Genocide chinois contre les Ouighours : qu’en est-il juridiquement ?

TRIBUNE

lundi 13 septembre 2021, par Tribune Libre

Adrian Zenz

Les accusations de génocide des États-Unis contre la Chine sont-elles justifiées au regard du droit international ?

par Léa Paris, spécialiste des questions internationales CLC Consulting.

Un constat s’impose : depuis huit mois, les États-Unis multiplient les accusations de génocide à l’encontre de la Chine. Ainsi par exemple, le 19 janvier 2021, Mike Pompeo, alors secrétaire d’État américain sortant, a accusé la Chine de commettre « un génocide » contre les Ouïghours. Pour sa part le 30 mars, le département d’État américain a critiqué, dans son Rapport national 2020 sur les droits de l’homme, la politique génocidaire que le Chine aurait menée au Xinjiiang.

Sur quelles preuves sont fondées les accusations américaines ? Surtout, au regard du droit international, l’État américain peut-il se permettre d’accuser un autre État – en l’occurrence la Chine – de génocide, accusation extrêmement grave ? La population ouïghure a doublé en 40 ans.

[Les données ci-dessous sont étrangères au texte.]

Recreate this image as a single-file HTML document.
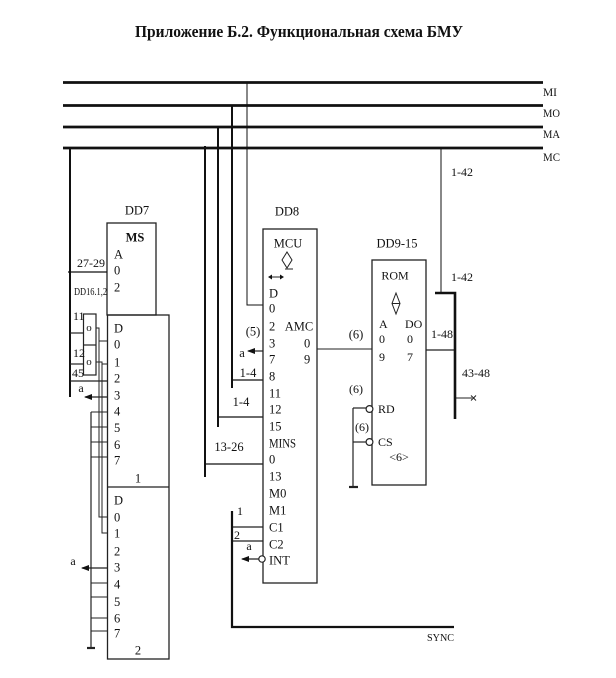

Selon Mehmet Sukru Guzel, expert turc en droits de l’homme, professeur honoraire de l’Académie internationale des sciences d’Azerbaïdjan et trois fois nominé pour le prix Nobel de la paix, « Mike Pompéo n’a jamais caché sa conviction que le mensonge était un outil de la politique étrangère américaine ».

Toujours selon lui, « le rapport [du département d’État américain] n’utilise le terme génocide que deux fois – une fois dans la préface et l’autre dans le résumé du chapitre sur la Chine ». De telle sorte qu’« une grande partie du rapport traite de questions telles que la liberté d’expression et les élections libres, qui constitueraient une violation flagrante des droits de l’homme, mais ce n’est pas une preuve de génocide.

En fait, les accusations américaines – qu’elles émanent de Mike Pompéo ou du département d’État américain – sont issues d’une seule source : « un article du chercheur allemand Adrian Zenz, publié en juin 2020 et qui s’intitule : Stérilisation, dispositif intra-utérin et contrôle des naissances obligatoire : la campagne du PCC pour réprimer les naissances ouïghoures au Xinjiang ». Mehmet Sukru Guzel indique par ailleurs que les médias américains et anglais – de l’Associated Press à la BBC en passant par CNN –, se sont eux aussi appuyés sur l’article d’Adrian Zenz pour affirmer que la chute du taux de natalité ouïghoure et l’application de mesures de contrôle des naissances dans les comtés ouïghours du Xinjiang constituent des preuves d’une politique de génocide.

Selon Adrian Zenz, le taux de croissance démographique de la population
ouïghoure a brusquement chuté à partir de 2017, et plus particulièrement depuis 2018. Son affirmation s’appuie sur les statistiques 2019 sur la santé publique en Chine. Certes, le taux de natalité des Ouïghours était en baisse en 2017, mais ce n’est pas la conséquence d’un génocide. D’abord, 2017 a été l’année où, pour la première fois, le Xinjiang a commencé à mettre en place le planning familial. Dans le cadre de ce planning familial, un couple de citadins peut avoir deux enfants, tandis qu’un couple vivant en zone rurale peut en avoir trois.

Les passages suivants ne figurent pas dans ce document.